Major Alain de Raemy, a former chaplain of the Guard from 2006 to 2013 and recently nominated Auxiliary Bishop for the diocese of Lausanne, Geneva and Fribourg, says the criticism is exaggerated and Anrig’s departure should be viewed in the context of pontifical reforms.
swissinfo.ch: Opinions about Colonel Anrig vary greatly. You knew him for many years, what is your view?
Alain de Raemy: He is certainly a demanding man, well aware of his role as a commander of a military corps. Demanding, but at the same time, very understanding. He encompasses these two things because he himself spent two years as a Swiss Guard and he is familiar with the situation in which these young men find themselves. For example, he significantly relaxed the rules about time off and holidays and he has also placed more emphasis on training so that the security service is credible.
So I am undecided. I cannot settle solely on the view of a demanding and tough commander. He has not been too tough. Sure, some have felt that he is harsh because they were perhaps not promoted or they did not fulfil a role needed, but that is normal in a disciplinary context.
swissinfo.ch: So his departure is not a repudiation...?
A.d.R.: Exactly. The communication was terrible, which left room for a lot of conjecture, but it is a departure that is normal in the context of the reforms that the current pope wants. It is not yet clear exactly what the reforms will be, but he wants to have the option of changing certain things without getting rid of them altogether.
swissinfo.ch: Can the debate about the commander be linked to the rivalry between the Swiss Guards and the Vatican police?
A.d.R.: The pope is just as critical towards certain demonstrations of security that he considers exaggerated and disapproves of, whether they are carried out by the Vatican police or the Swiss Guard. He doesn’t differentiate between one or the other in his desire for change.
That said, the competition between the two corps has been rather less intense recently because Commander Anrig was a chief of police [commander of the Glarus cantonal police] before becoming head of the Guard, while his predecessors were not in the trade.
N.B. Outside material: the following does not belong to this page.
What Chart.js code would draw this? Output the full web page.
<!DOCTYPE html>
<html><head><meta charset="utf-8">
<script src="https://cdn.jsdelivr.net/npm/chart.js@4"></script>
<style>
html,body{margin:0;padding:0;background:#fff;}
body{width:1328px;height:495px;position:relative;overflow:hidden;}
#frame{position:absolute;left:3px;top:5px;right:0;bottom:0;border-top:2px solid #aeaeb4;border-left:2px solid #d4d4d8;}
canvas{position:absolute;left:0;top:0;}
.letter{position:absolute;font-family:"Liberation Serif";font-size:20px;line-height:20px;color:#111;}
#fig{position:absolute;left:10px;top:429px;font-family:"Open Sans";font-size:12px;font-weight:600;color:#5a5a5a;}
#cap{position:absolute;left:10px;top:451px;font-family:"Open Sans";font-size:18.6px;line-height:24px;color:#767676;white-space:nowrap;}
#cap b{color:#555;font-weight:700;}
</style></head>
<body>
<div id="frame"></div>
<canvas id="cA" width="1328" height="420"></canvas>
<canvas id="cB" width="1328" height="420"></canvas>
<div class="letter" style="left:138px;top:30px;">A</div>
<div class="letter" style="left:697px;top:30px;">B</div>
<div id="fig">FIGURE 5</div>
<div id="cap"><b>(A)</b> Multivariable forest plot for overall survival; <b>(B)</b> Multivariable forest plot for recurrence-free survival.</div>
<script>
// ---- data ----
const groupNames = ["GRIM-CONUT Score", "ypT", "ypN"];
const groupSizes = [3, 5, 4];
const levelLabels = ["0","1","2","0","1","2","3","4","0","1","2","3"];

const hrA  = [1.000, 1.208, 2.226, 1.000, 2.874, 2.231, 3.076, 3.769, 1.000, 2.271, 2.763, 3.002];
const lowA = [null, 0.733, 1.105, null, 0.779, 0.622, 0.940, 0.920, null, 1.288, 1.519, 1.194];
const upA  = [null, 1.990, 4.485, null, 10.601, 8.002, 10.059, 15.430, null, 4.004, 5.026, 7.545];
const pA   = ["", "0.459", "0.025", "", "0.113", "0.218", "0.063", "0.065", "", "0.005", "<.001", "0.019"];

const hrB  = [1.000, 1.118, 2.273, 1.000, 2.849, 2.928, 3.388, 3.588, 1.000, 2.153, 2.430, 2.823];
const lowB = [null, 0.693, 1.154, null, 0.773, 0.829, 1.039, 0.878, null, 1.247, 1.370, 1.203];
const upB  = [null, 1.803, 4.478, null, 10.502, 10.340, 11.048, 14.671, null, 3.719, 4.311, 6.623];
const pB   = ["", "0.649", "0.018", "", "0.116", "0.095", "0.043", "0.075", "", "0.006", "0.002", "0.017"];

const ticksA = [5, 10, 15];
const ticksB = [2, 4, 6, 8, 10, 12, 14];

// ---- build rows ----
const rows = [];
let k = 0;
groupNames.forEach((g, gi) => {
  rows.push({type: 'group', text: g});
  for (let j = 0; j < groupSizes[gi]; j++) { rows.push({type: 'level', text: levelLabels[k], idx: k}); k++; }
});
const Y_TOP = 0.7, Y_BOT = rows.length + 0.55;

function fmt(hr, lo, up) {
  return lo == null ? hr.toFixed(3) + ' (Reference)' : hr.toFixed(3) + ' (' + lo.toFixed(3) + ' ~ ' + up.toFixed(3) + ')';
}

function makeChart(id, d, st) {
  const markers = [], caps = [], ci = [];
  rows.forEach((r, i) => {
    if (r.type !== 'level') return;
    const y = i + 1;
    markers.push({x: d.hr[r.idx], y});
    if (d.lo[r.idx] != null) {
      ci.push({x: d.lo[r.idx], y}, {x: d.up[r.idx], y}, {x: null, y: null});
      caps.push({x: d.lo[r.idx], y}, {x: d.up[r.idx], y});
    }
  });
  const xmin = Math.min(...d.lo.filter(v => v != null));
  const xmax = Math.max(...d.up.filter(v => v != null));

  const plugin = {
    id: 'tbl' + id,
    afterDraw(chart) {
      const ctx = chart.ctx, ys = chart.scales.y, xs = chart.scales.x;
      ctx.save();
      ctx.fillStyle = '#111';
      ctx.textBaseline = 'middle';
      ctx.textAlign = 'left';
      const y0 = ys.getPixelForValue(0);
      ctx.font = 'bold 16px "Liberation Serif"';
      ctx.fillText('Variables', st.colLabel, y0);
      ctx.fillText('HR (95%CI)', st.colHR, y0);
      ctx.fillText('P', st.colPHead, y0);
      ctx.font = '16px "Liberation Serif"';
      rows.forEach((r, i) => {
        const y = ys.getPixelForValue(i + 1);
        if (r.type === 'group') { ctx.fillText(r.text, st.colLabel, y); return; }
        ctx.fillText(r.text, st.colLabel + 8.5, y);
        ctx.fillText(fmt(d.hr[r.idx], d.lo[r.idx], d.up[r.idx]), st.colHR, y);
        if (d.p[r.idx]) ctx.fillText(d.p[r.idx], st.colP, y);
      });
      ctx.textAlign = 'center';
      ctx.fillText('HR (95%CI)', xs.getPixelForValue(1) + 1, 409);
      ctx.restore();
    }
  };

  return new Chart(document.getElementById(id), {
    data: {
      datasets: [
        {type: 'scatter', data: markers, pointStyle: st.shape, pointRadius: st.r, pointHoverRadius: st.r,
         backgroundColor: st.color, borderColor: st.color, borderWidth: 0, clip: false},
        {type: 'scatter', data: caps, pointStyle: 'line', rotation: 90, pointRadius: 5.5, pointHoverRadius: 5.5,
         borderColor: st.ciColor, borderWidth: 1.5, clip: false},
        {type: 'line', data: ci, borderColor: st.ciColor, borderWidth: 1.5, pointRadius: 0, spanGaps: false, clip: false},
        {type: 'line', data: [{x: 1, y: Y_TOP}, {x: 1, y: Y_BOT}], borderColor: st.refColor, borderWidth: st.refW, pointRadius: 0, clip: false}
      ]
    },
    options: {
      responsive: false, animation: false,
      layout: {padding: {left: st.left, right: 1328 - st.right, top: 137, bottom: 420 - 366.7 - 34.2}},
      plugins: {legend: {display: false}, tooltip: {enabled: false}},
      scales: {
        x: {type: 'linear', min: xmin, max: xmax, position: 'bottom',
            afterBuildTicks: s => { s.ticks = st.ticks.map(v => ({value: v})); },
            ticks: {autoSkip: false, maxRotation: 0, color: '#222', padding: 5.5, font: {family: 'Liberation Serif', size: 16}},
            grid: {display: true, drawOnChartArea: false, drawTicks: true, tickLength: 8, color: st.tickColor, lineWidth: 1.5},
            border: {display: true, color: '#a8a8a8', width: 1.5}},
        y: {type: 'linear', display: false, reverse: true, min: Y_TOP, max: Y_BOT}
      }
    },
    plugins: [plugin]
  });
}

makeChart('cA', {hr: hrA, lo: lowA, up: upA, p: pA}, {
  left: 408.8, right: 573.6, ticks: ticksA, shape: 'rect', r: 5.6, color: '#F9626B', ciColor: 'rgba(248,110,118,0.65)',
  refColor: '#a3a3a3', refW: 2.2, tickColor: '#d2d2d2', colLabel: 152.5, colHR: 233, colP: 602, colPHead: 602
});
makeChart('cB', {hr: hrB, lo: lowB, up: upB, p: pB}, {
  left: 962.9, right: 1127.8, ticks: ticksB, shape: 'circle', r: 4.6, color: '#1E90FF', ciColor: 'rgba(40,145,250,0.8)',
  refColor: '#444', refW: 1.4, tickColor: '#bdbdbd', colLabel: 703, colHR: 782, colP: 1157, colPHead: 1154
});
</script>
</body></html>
So he was respected by his colleagues in the Vatican police and also had good relations with the Italian police on the outside.
swissinfo.ch: Does the Swiss Guard still serve a useful purpose or is it just a tradition now?
A.d.R.: The tradition, that’s to say the honour of serving the pope when he appears in public, is the most visible facet but of the Swiss Guard but it is the least important. If the pope wants reform in the sense of having less of this type of visibility it will not bother the Guard because its principal mission is security which is assured by the plain clothes officers and non-commissioned officers.
The military aspect has been handed down through history. They could very well dispense with it, even if it would be a massive change.
swissinfo.ch: They could just as well dispense with the Swiss Guard altogether...
A.d.R.: Yes and no. They could lose the military aspect of it because it is not an army in the classic sense of the term. The Vatican does not need an army to defend its territory.
However, many in the Vatican like the balance that comes from having a police force consisting of Italians and a guard composed of Swiss. The international element is very much appreciated and I don’t think they will let it go.
swissinfo.ch: It’s not the first time there has been controversy around the chief of the Guard. We remember the murder of Commander Estermann by an non-commissioned officer in 1998. In the end, doesn’t it undermine the reputation and credibility of the Guard?
A.d.R.: I don’t think so – not for those who know the Guard outside of what is written in the papers. But it certainly does raise questions. One wonders what kind of reform the pope wants because he wanted this change without having anything against the commander. It’s a little bit of uncertainty, but at the same time, it’s fascinating.
Pope Francis, as I have known him, is very appreciative of the fact that there are people other than Italians who assure his security, but also the fact that they are young. And that these young people can have an experience of faith together, with a sense of camaraderie, in the service of Peter’s successor.